We ended up walking 18,000 steps that day! Exhausted, we headed back to the Metro which was just outside Arlington. Thank God!
It was a great day and really kept my mind off of CF and all his antics.
My second little ray of sunshine was simply a trip out to eat. Rock Star wanted to try this new Japanese restaurant that we have in town. I have ordered sushi from them and haven’t been disappointed. They also have an all you can eat option for dining in. Unlike buffets where the food sits out waiting for someone to come along and decide to put it on a plate, they take your order and make everything once someone requests it. Both of my kids started off with the clear soup. I swear, between the two of them I think they had 10 bowls of it! Rock Star went on to order the Hibachi steak and Picasso opted for the chicken fried rice. I got a rainbow roll and some shrimp fried rice. I think Picasso might have a hollow leg because I’m pretty sure he had two helpings of the shrimp fried rice, about 6 bowls of the soup, 3 slices of cheesecake, and 5 pieces of salmon sushi. Maybe if he had chosen to eat one of the more filling entrees… I had to laugh at him one time when he ordered a bowl of clear soup and a slice of cheesecake. I thought it was the funniest thing I had heard.

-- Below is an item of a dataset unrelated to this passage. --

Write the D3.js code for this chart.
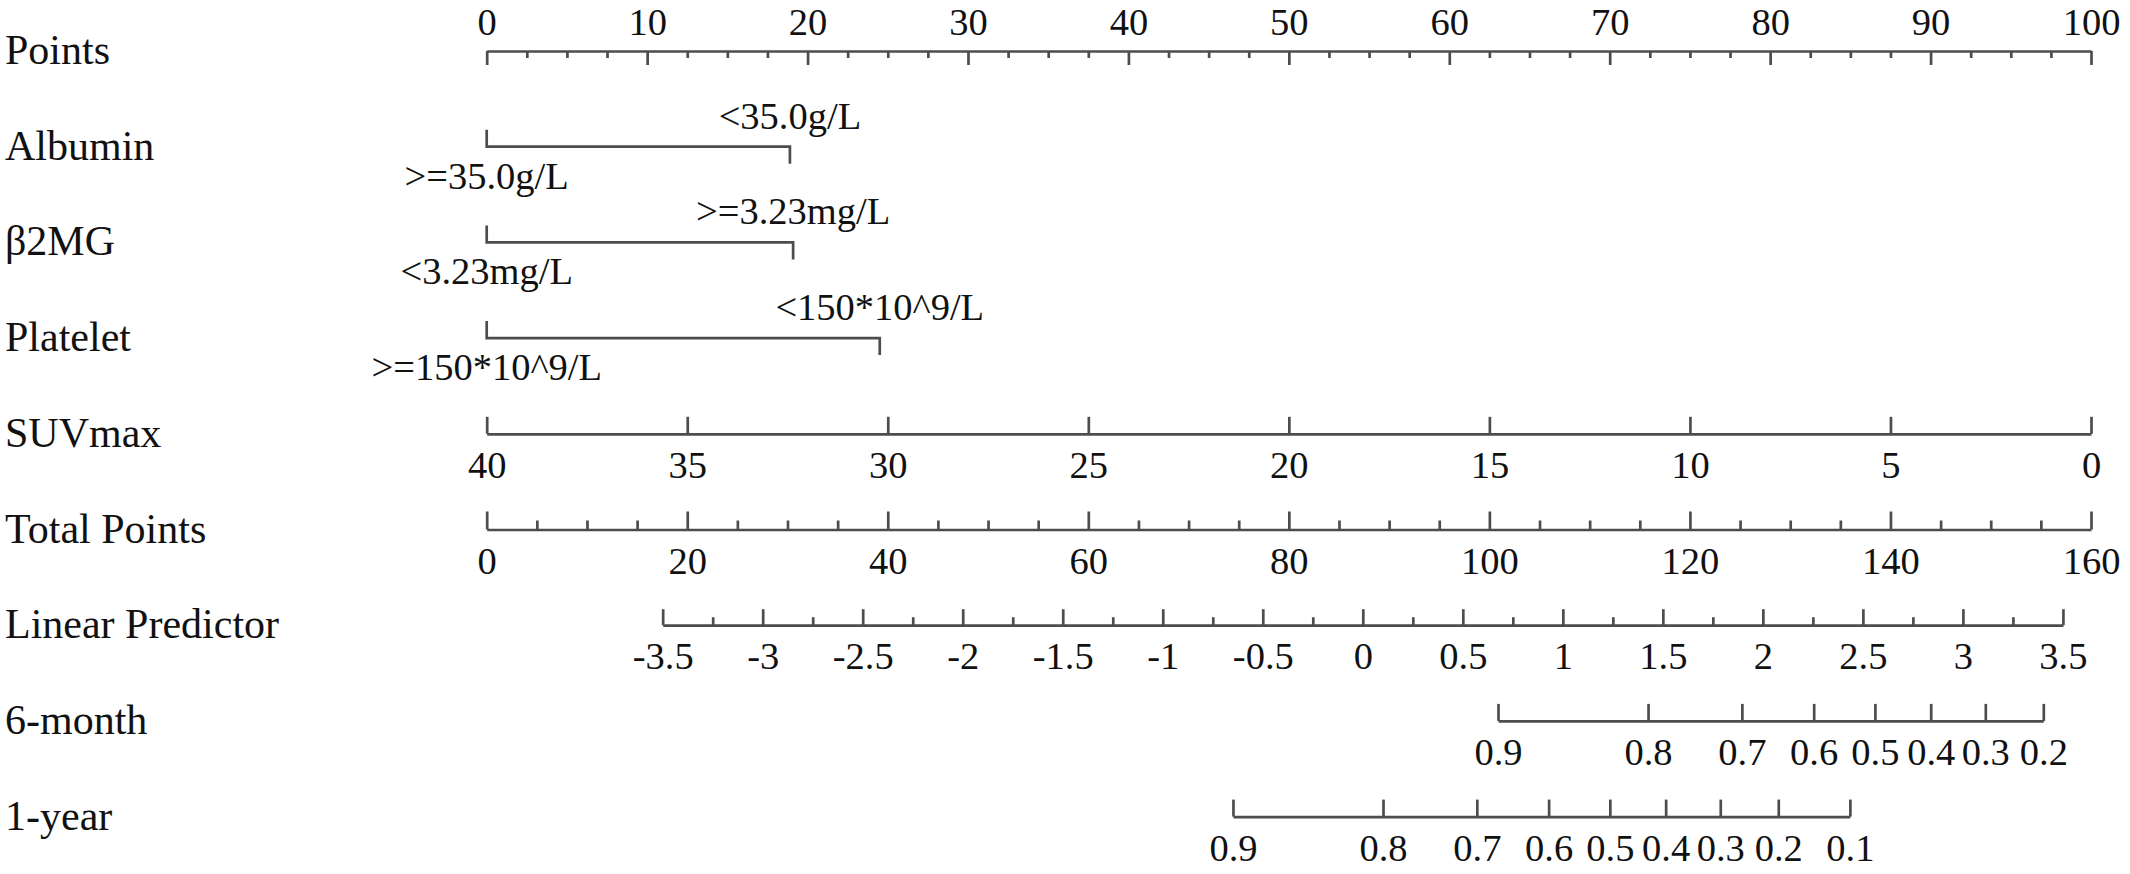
<!DOCTYPE html>
<html>
<head>
<meta charset="utf-8">
<script src="https://cdn.jsdelivr.net/npm/d3@7/dist/d3.min.js"></script>
<style>
  html, body { margin: 0; padding: 0; background: #fff; }
  svg { display: block; }
</style>
</head>
<body>
<div id="chart"></div>
<script>
// ---------------- DATA ----------------
const rowLabels = ["Points", "Albumin", "\u03b22MG", "Platelet", "SUVmax", "Total Points", "Linear Predictor", "6-month", "1-year"];

// Points scale
const pointsDomain = [0, 100];
const pointsMajor = [0, 10, 20, 30, 40, 50, 60, 70, 80, 90, 100];
const pointsMinorStep = 2.5;

// Categorical predictors: levels and their points
const albuminLevels = [">=35.0g/L", "<35.0g/L"];
const albuminPoints = [0, 18.9];
const b2mgLevels = ["<3.23mg/L", ">=3.23mg/L"];
const b2mgPoints = [0, 19.1];
const plateletLevels = [">=150*10^9/L", "<150*10^9/L"];
const plateletPoints = [0, 24.5];

// SUVmax: value 40 -> 0 points, value 0 -> 100 points
const suvTicks = [40, 35, 30, 25, 20, 15, 10, 5, 0];
const suvPointsAtEnds = [0, 100];   // points for SUVmax 40 and 0

// Total points
const totalDomain = [0, 160];
const totalMajor = [0, 20, 40, 60, 80, 100, 120, 140, 160];
const totalMinorStep = 5;

// Linear predictor
const lpTicks = [-3.5, -3, -2.5, -2, -1.5, -1, -0.5, 0, 0.5, 1, 1.5, 2, 2.5, 3, 3.5];
const lpTotalAtEnds = [17.55, 157.2];  // total points at LP -3.5 and 3.5

// Survival probabilities with their linear-predictor positions
const sixMonthProb = ["0.9", "0.8", "0.7", "0.6", "0.5", "0.4", "0.3", "0.2"];
const sixMonthLP = [0.676, 1.426, 1.895, 2.254, 2.560, 2.839, 3.112, 3.402];
const oneYearProb = ["0.9", "0.8", "0.7", "0.6", "0.5", "0.4", "0.3", "0.2", "0.1"];
const oneYearLP = [-0.649, 0.101, 0.570, 0.929, 1.235, 1.514, 1.787, 2.077, 2.435];

// ---------------- LAYOUT ----------------
const W = 2130, H = 874;
const x0 = 486.7, x1 = 2091;
const rowY0 = 51, rowStep = 95.7;
const rowY = i => rowY0 + rowStep * i;
const LINE = "#4d4d4d";
const LW = 2.7;
const FONT = "'Liberation Serif', 'Times New Roman', Times, serif";
const LABEL_FS = 42, TICK_FS = 38.5;

const svg = d3.select("#chart").append("svg")
  .attr("width", W).attr("height", H)
  .attr("viewBox", `0 0 ${W} ${H}`);

const xPts = d3.scaleLinear().domain(pointsDomain).range([x0, x1]);
const xTot = d3.scaleLinear().domain(totalDomain).range([x0, x1]);
const xSuv = d3.scaleLinear().domain([suvTicks[0], suvTicks[suvTicks.length - 1]])
  .range(suvPointsAtEnds.map(xPts));
const xLP = d3.scaleLinear().domain([lpTicks[0], lpTicks[lpTicks.length - 1]])
  .range(lpTotalAtEnds.map(xTot));

// Row labels
svg.append("g").selectAll("text").data(rowLabels).join("text")
  .attr("x", 5).attr("y", (d, i) => rowY(i) + 13)
  .attr("font-family", FONT).attr("font-size", LABEL_FS).attr("fill", "#111")
  .text(d => d);

function styleAxis(g) {
  g.attr("font-family", FONT).attr("font-size", TICK_FS);
  g.selectAll("path.domain").attr("stroke", LINE).attr("stroke-width", LW);
  g.selectAll(".tick line").attr("stroke", LINE).attr("stroke-width", LW);
  g.selectAll(".tick text").attr("fill", "#111");
}

function minorValues(domain, step, majors) {
  const out = [];
  for (let v = domain[0]; v <= domain[1] + 1e-9; v += step) {
    if (!majors.some(m => Math.abs(m - v) < 1e-9)) out.push(+v.toFixed(4));
  }
  return out;
}

// ---- Points axis (ticks down, labels above) ----
{
  const y = rowY(0);
  const g = svg.append("g").attr("transform", `translate(0,${y})`);
  g.append("g").call(d3.axisBottom(xPts).tickValues(pointsMajor).tickSize(14).tickSizeOuter(0).tickFormat(""))
    .call(styleAxis);
  g.append("g").call(d3.axisBottom(xPts).tickValues(minorValues(pointsDomain, pointsMinorStep, pointsMajor)).tickSize(7).tickFormat(""))
    .call(styleAxis).call(gg => gg.select(".domain").remove());
  g.append("g").call(d3.axisTop(xPts).tickValues(pointsMajor).tickSize(0).tickPadding(16).tickFormat(d3.format("d")))
    .call(styleAxis).call(gg => gg.select(".domain").remove());
}

// ---- Categorical predictors ----
function catRow(i, levels, pts) {
  const y = rowY(i);
  const g = svg.append("g");
  const xa = xPts(pts[0]), xb = xPts(pts[1]);
  g.append("path")
    .attr("d", d3.line()([[xa, y - 17], [xa, y], [xb, y], [xb, y + 17]]))
    .attr("fill", "none").attr("stroke", LINE).attr("stroke-width", LW);
  g.append("text").attr("x", xa).attr("y", y + 42).attr("text-anchor", "middle")
    .attr("font-family", FONT).attr("font-size", TICK_FS).attr("fill", "#111").text(levels[0]);
  g.append("text").attr("x", xb).attr("y", y - 18).attr("text-anchor", "middle")
    .attr("font-family", FONT).attr("font-size", TICK_FS).attr("fill", "#111").text(levels[1]);
}
catRow(1, albuminLevels, albuminPoints);
catRow(2, b2mgLevels, b2mgPoints);
catRow(3, plateletLevels, plateletPoints);

// Helper: axis with ticks up and labels below
function upAxis(i, scale, values, fmt, size) {
  const y = rowY(i);
  const g = svg.append("g").attr("transform", `translate(0,${y})`);
  g.append("g").call(d3.axisTop(scale).tickValues(values).tickSize(size).tickSizeOuter(0).tickFormat(fmt))
    .call(styleAxis)
    .call(gg => gg.selectAll(".tick text").attr("y", 44).attr("dy", null));
  return g;
}

// ---- SUVmax ----
upAxis(4, xSuv, suvTicks, d3.format("d"), 17);

// ---- Total Points ----
{
  const g = upAxis(5, xTot, totalMajor, d3.format("d"), 18);
  g.append("g").call(d3.axisTop(xTot).tickValues(minorValues(totalDomain, totalMinorStep, totalMajor)).tickSize(9).tickFormat(""))
    .call(styleAxis).call(gg => gg.select(".domain").remove());
}

// ---- Linear Predictor ----
{
  const g = upAxis(6, xLP, lpTicks, d => String(d), 16);
  const minors = lpTicks.slice(0, -1).map(v => v + 0.25);
  g.append("g").call(d3.axisTop(xLP).tickValues(minors).tickSize(8).tickFormat(""))
    .call(styleAxis).call(gg => gg.select(".domain").remove());
}

// ---- Survival axes (domain limited to the probability range) ----
function survScale(lps) {
  const ext = d3.extent(lps);
  return d3.scaleLinear().domain(ext).range(ext.map(xLP));
}
upAxis(7, survScale(sixMonthLP), sixMonthLP, (d, k) => sixMonthProb[k], 17);
upAxis(8, survScale(oneYearLP), oneYearLP, (d, k) => oneYearProb[k], 17);
</script>
</body>
</html>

Rock Star had a slice or two of cheesecake, more clear soup, and an additional rainbow roll which she asked me to help her eat. I myself ordered the Hibachi steak and shrimp, which came with more fried rice and vegetables.
It was a really good, filling meal. Neither Rock Star nor I had anything else to eat the rest of the day. Plus, I thought it was very reasonably priced. A single sushi roll can cost anywhere between $10 and $12 and this was $11 for all you could eat. Picasso definitely got his money’s worth and I feel like Rock Star and I did as well.
There you have it. My two rays of sunshine in two weeks of cloudy tear filled days- a trip to DC and an outing to a restaurant. A whole lot of knowledge and a whole lot of food.